** Your goal **
Your task is to retype the lines from the opening of the material through the line that includes "import plotly.graph_objects as go". Do not copy the pictures.

** Material provided **
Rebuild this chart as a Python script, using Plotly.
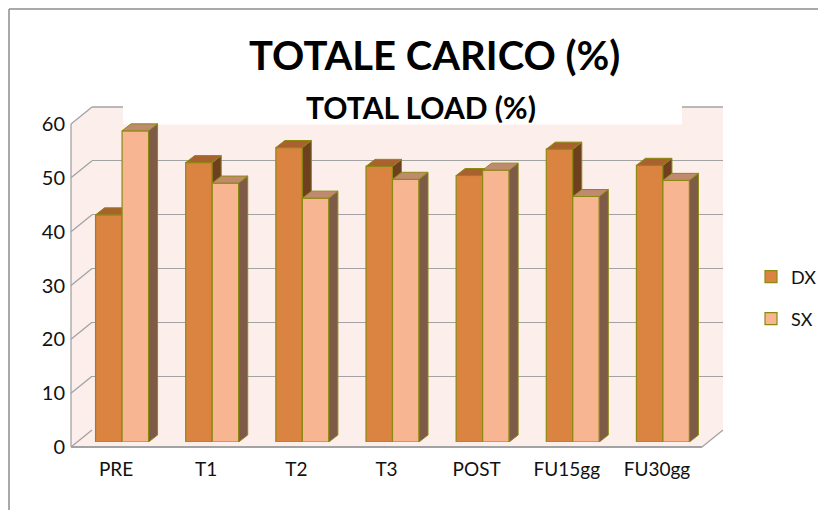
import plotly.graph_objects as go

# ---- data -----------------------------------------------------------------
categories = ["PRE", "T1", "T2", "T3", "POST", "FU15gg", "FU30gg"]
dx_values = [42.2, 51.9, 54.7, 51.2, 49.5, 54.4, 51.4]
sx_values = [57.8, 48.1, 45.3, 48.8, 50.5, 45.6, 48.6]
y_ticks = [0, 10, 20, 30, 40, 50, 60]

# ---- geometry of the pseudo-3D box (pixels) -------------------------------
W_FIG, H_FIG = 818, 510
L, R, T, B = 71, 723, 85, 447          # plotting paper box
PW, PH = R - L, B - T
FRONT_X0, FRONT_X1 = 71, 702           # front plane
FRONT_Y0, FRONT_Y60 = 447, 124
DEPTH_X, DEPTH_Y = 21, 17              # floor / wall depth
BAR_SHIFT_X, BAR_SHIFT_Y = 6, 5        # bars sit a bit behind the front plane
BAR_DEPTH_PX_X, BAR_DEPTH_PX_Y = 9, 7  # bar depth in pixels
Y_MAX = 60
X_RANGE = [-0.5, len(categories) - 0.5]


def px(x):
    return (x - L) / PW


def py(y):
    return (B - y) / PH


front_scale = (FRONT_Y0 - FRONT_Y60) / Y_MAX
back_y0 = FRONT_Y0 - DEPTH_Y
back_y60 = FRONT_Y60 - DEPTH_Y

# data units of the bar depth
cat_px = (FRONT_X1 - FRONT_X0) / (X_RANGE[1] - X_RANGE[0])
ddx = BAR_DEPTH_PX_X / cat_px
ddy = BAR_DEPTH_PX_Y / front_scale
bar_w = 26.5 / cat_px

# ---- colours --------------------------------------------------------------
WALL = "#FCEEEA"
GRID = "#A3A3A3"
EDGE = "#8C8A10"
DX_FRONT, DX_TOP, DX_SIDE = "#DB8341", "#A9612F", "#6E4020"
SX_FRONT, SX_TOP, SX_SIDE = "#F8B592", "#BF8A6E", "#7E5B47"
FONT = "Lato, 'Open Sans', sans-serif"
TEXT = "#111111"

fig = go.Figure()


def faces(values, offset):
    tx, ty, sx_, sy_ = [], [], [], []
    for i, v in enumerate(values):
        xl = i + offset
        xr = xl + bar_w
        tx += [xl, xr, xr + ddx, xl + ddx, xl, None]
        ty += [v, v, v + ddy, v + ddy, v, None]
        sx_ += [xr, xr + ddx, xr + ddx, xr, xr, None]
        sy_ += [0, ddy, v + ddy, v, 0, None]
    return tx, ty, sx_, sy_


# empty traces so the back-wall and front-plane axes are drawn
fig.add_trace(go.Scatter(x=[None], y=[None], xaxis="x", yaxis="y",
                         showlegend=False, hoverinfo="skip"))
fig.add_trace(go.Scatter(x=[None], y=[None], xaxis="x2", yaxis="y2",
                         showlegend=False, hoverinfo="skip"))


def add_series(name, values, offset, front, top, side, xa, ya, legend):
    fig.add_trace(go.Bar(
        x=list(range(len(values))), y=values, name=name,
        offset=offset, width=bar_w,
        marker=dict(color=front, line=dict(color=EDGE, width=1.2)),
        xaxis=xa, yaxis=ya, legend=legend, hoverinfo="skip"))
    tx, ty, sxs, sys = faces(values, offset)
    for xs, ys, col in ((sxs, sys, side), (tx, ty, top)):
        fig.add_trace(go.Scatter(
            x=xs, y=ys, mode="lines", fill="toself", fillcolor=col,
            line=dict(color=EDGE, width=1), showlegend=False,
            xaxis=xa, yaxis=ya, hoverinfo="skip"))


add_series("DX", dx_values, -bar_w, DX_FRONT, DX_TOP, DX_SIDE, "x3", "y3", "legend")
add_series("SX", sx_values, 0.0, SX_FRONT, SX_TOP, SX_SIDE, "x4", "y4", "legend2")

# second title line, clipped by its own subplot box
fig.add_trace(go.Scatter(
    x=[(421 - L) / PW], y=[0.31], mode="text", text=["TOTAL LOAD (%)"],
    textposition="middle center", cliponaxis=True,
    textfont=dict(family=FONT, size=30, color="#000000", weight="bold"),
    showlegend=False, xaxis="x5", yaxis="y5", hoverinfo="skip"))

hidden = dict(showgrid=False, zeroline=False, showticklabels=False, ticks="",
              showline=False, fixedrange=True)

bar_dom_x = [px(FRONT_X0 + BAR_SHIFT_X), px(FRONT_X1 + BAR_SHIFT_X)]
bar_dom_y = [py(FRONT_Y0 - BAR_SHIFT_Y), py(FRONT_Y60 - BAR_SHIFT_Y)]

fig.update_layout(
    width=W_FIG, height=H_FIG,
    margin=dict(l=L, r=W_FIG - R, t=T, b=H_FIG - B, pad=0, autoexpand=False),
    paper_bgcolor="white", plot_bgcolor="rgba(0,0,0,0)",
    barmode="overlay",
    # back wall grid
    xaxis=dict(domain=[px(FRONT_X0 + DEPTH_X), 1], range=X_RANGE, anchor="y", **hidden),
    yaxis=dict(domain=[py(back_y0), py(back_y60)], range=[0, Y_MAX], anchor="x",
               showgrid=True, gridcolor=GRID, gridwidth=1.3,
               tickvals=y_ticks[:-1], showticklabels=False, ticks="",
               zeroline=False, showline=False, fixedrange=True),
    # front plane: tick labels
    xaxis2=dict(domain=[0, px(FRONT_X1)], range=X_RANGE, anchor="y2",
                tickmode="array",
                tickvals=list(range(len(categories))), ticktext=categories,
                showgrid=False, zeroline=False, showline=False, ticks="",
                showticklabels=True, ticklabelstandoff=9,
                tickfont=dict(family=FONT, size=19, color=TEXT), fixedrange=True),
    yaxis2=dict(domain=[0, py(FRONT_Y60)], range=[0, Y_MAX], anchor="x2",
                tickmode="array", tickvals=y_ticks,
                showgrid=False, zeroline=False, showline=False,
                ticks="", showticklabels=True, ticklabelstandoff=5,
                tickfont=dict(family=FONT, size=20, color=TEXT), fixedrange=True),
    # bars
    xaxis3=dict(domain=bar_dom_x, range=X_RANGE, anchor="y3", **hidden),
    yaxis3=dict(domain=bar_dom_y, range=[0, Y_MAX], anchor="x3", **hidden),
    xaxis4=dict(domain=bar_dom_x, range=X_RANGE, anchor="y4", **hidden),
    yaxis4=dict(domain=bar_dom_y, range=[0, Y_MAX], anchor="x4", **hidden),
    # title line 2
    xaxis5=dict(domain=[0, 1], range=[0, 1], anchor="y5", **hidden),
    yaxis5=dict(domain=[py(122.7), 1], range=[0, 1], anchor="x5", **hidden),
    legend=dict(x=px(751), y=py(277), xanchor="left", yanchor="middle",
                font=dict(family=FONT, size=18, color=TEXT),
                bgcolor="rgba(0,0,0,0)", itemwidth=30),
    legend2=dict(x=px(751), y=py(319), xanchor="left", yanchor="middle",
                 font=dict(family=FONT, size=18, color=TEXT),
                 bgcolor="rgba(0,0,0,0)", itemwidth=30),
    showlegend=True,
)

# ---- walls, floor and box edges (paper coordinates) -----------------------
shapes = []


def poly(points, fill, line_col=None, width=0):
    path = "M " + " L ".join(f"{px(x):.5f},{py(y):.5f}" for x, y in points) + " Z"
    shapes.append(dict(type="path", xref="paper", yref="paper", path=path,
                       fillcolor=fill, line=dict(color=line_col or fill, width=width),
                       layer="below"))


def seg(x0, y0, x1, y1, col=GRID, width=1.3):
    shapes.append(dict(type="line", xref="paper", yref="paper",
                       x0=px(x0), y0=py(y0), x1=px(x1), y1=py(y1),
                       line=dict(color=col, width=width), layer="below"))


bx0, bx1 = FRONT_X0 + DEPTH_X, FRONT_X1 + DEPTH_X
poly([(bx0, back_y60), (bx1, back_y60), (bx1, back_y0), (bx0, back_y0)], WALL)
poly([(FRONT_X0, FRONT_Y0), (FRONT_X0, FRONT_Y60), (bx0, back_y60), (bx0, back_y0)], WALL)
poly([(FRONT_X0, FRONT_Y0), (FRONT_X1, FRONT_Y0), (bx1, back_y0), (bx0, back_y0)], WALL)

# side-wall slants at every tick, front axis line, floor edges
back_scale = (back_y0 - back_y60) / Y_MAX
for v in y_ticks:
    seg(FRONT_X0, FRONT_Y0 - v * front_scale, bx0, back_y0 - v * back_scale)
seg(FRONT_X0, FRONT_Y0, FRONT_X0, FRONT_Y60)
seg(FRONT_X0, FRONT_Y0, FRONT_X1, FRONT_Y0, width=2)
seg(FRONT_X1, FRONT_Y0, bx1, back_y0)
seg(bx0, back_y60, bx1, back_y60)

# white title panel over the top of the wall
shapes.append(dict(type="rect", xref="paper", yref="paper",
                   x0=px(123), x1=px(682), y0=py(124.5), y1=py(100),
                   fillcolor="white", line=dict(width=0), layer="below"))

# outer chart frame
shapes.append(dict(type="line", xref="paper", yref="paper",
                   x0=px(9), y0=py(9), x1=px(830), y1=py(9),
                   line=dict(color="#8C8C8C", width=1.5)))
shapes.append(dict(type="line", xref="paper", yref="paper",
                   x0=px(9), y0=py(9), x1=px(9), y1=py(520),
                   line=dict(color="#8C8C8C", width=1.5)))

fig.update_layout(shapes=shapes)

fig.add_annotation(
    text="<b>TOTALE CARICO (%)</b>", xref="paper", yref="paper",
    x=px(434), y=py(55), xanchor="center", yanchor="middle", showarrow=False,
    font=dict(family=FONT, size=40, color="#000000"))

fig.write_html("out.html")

** Expected answer **
Rebuild this chart as a Python script, using Plotly.
import plotly.graph_objects as go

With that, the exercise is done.